» DIRECTION
Please transcribe the listing below in full and word for word, without its pictures.

********************

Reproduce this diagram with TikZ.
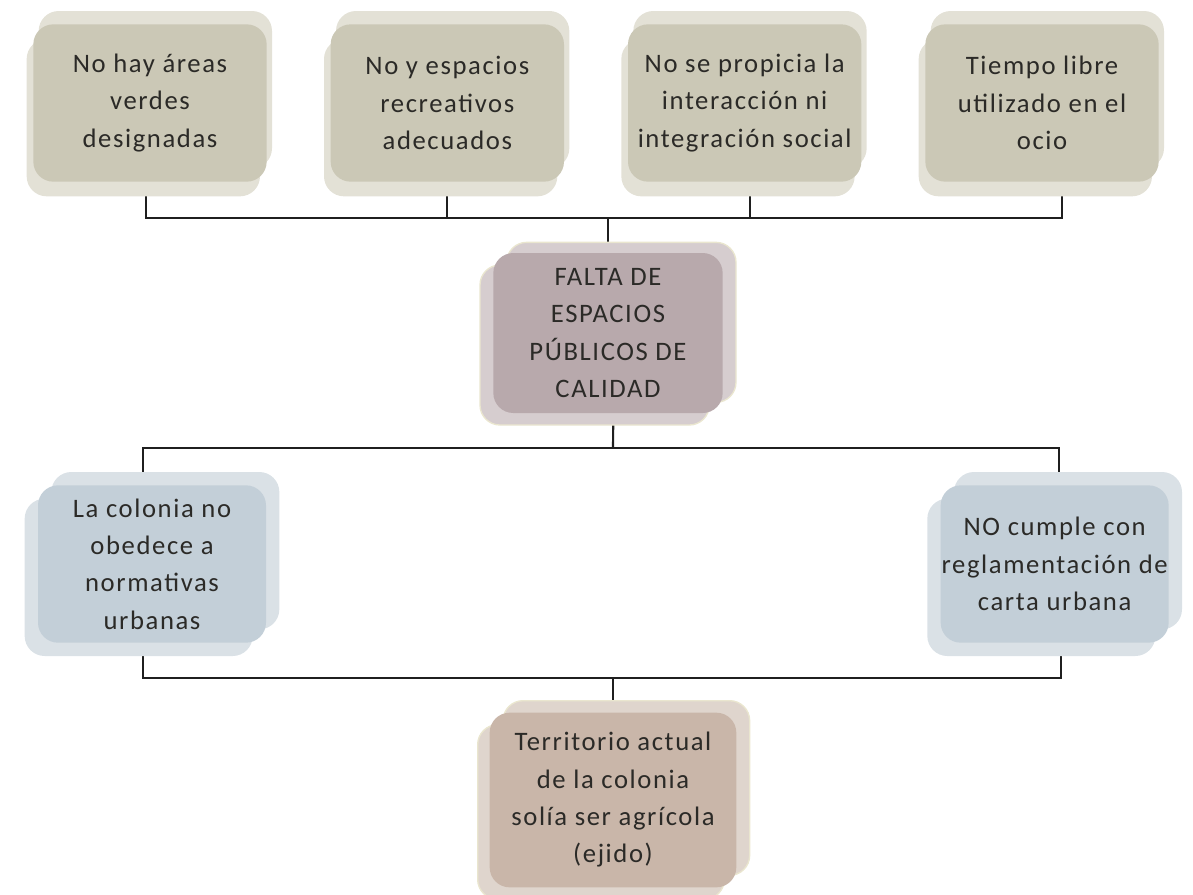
\documentclass[tikz,border=0pt]{standalone}
\usepackage{fontspec}
\setmainfont{Carlito}[LetterSpace=6]
\usetikzlibrary{shadows,backgrounds}

\definecolor{ink}{HTML}{2B2A27}
\definecolor{oliveA}{HTML}{CBC8B6}
\definecolor{oliveB}{HTML}{E3E1D6}
\definecolor{mauveA}{HTML}{B8A9AC}
\definecolor{mauveB}{HTML}{D6CDCF}
\definecolor{blueA}{HTML}{C3CFD8}
\definecolor{blueB}{HTML}{DAE1E6}
\definecolor{clayA}{HTML}{C9B6A9}
\definecolor{clayB}{HTML}{DFD5CD}
\definecolor{rim}{HTML}{EAE6CF}

\begin{document}
\begin{tikzpicture}[x=0.75pt,y=-0.75pt,node distance=223pt,
    wire/.style={draw=black!88,line width=1.6pt},
    main node/.style={rectangle,rounded corners=15pt,align=center,inner sep=0pt,
      text=ink,font=\fontsize{20}{28}\selectfont},
    top node/.style={main node,fill=oliveA,minimum width=175pt,minimum height=118pt,
      general shadow={shadow xshift=4pt,shadow yshift=10pt,fill=oliveB,draw=none},
      general shadow={shadow xshift=-5pt,shadow yshift=-11pt,fill=oliveB,draw=none}},
    core node/.style={main node,fill=mauveA,minimum width=172pt,minimum height=120pt,
      general shadow={shadow xshift=10pt,shadow yshift=8pt,fill=mauveB,draw=rim,line width=1pt},
      general shadow={shadow xshift=-10pt,shadow yshift=-9pt,fill=mauveB,draw=rim,line width=1pt}},
    side node/.style={main node,fill=blueA,minimum width=171pt,minimum height=118pt,
      general shadow={shadow xshift=10pt,shadow yshift=10pt,fill=blueB,draw=none},
      general shadow={shadow xshift=-10pt,shadow yshift=-10pt,fill=blueB,draw=none}},
    root node/.style={main node,fill=clayA,minimum width=185pt,minimum height=131pt,
      general shadow={shadow xshift=10pt,shadow yshift=9pt,fill=clayB,draw=rim,line width=1pt},
      general shadow={shadow xshift=-9pt,shadow yshift=-9pt,fill=clayB,draw=rim,line width=1pt}}]

  \useasboundingbox (0,0) rectangle (1193,894);

  % causes
  \node[top node] (1) at (150,103) {No hay áreas\\verdes\\designadas};
  \node[top node] (2) [right of=1] {No y espacios\\recreativos\\adecuados};
  \node[top node] (3) [right of=2] {No se propicia la\\interacción ni\\integración social};
  \node[top node] (4) [right of=3] {Tiempo libre\\utilizado en el\\ocio};

  % problem
  \node[core node] (5) at (608,333) {FALTA DE\\ESPACIOS\\PÚBLICOS DE\\CALIDAD};

  \node[side node] (6) at (152,564) {La colonia no\\obedece a\\normativas\\urbanas};
  \node[side node] (7) [right of=6, node distance=677pt] {NO cumple con\\reglamentación de\\carta urbana};

  \node[root node] (8) at (613,800) {Territorio actual\\de la colonia\\solía ser agrícola\\(ejido)};

  \coordinate (j1) at (608,218);
  \coordinate (j2) at (613,448);
  \coordinate (j3) at (613,678);

  \begin{scope}[on background layer,every path/.style={wire}]
    \draw ([xshift=-3pt]1.south) |- (j1);
    \draw ([xshift=15pt]4.south) |- (j1);
    \draw (2.south) -- (2.south |- j1);
    \draw ([xshift=4pt]3.south) -- ([xshift=4pt]3.south |- j1);
    \draw (j1) -- (5.north);

    \draw ([xshift=4pt]5.south) -- (j2);
    \draw (j2) -| ([xshift=-7pt]6.north);
    \draw (j2) -| ([xshift=3pt]7.north);

    \draw ([xshift=-7pt]6.south) |- (j3);
    \draw ([xshift=5pt]7.south) |- (j3);
    \draw (j3) -- (8.north);
  \end{scope}
\end{tikzpicture}
\end{document}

********************

» SOLUTION TO THE EXERCISE
Reproduce this diagram with TikZ.
\documentclass[tikz,border=0pt]{standalone}
\usepackage{fontspec}
\setmainfont{Carlito}[LetterSpace=6]
\usetikzlibrary{shadows,backgrounds}

\definecolor{ink}{HTML}{2B2A27}
\definecolor{oliveA}{HTML}{CBC8B6}
\definecolor{oliveB}{HTML}{E3E1D6}
\definecolor{mauveA}{HTML}{B8A9AC}
\definecolor{mauveB}{HTML}{D6CDCF}
\definecolor{blueA}{HTML}{C3CFD8}
\definecolor{blueB}{HTML}{DAE1E6}
\definecolor{clayA}{HTML}{C9B6A9}
\definecolor{clayB}{HTML}{DFD5CD}
\definecolor{rim}{HTML}{EAE6CF}

\begin{document}
\begin{tikzpicture}[x=0.75pt,y=-0.75pt,node distance=223pt,
    wire/.style={draw=black!88,line width=1.6pt},
    main node/.style={rectangle,rounded corners=15pt,align=center,inner sep=0pt,
      text=ink,font=\fontsize{20}{28}\selectfont},
    top node/.style={main node,fill=oliveA,minimum width=175pt,minimum height=118pt,
      general shadow={shadow xshift=4pt,shadow yshift=10pt,fill=oliveB,draw=none},
      general shadow={shadow xshift=-5pt,shadow yshift=-11pt,fill=oliveB,draw=none}},
    core node/.style={main node,fill=mauveA,minimum width=172pt,minimum height=120pt,
      general shadow={shadow xshift=10pt,shadow yshift=8pt,fill=mauveB,draw=rim,line width=1pt},
      general shadow={shadow xshift=-10pt,shadow yshift=-9pt,fill=mauveB,draw=rim,line width=1pt}},
    side node/.style={main node,fill=blueA,minimum width=171pt,minimum height=118pt,
      general shadow={shadow xshift=10pt,shadow yshift=10pt,fill=blueB,draw=none},
      general shadow={shadow xshift=-10pt,shadow yshift=-10pt,fill=blueB,draw=none}},
    root node/.style={main node,fill=clayA,minimum width=185pt,minimum height=131pt,
      general shadow={shadow xshift=10pt,shadow yshift=9pt,fill=clayB,draw=rim,line width=1pt},
      general shadow={shadow xshift=-9pt,shadow yshift=-9pt,fill=clayB,draw=rim,line width=1pt}}]

  \useasboundingbox (0,0) rectangle (1193,894);

  % causes
  \node[top node] (1) at (150,103) {No hay áreas\\verdes\\designadas};
  \node[top node] (2) [right of=1] {No y espacios\\recreativos\\adecuados};
  \node[top node] (3) [right of=2] {No se propicia la\\interacción ni\\integración social};
  \node[top node] (4) [right of=3] {Tiempo libre\\utilizado en el\\ocio};

  % problem
  \node[core node] (5) at (608,333) {FALTA DE\\ESPACIOS\\PÚBLICOS DE\\CALIDAD};

  \node[side node] (6) at (152,564) {La colonia no\\obedece a\\normativas\\urbanas};
  \node[side node] (7) [right of=6, node distance=677pt] {NO cumple con\\reglamentación de\\carta urbana};

  \node[root node] (8) at (613,800) {Territorio actual\\de la colonia\\solía ser agrícola\\(ejido)};

  \coordinate (j1) at (608,218);
  \coordinate (j2) at (613,448);
  \coordinate (j3) at (613,678);

  \begin{scope}[on background layer,every path/.style={wire}]
    \draw ([xshift=-3pt]1.south) |- (j1);
    \draw ([xshift=15pt]4.south) |- (j1);
    \draw (2.south) -- (2.south |- j1);
    \draw ([xshift=4pt]3.south) -- ([xshift=4pt]3.south |- j1);
    \draw (j1) -- (5.north);

    \draw ([xshift=4pt]5.south) -- (j2);
    \draw (j2) -| ([xshift=-7pt]6.north);
    \draw (j2) -| ([xshift=3pt]7.north);

    \draw ([xshift=-7pt]6.south) |- (j3);
    \draw ([xshift=5pt]7.south) |- (j3);
    \draw (j3) -- (8.north);
  \end{scope}
\end{tikzpicture}
\end{document}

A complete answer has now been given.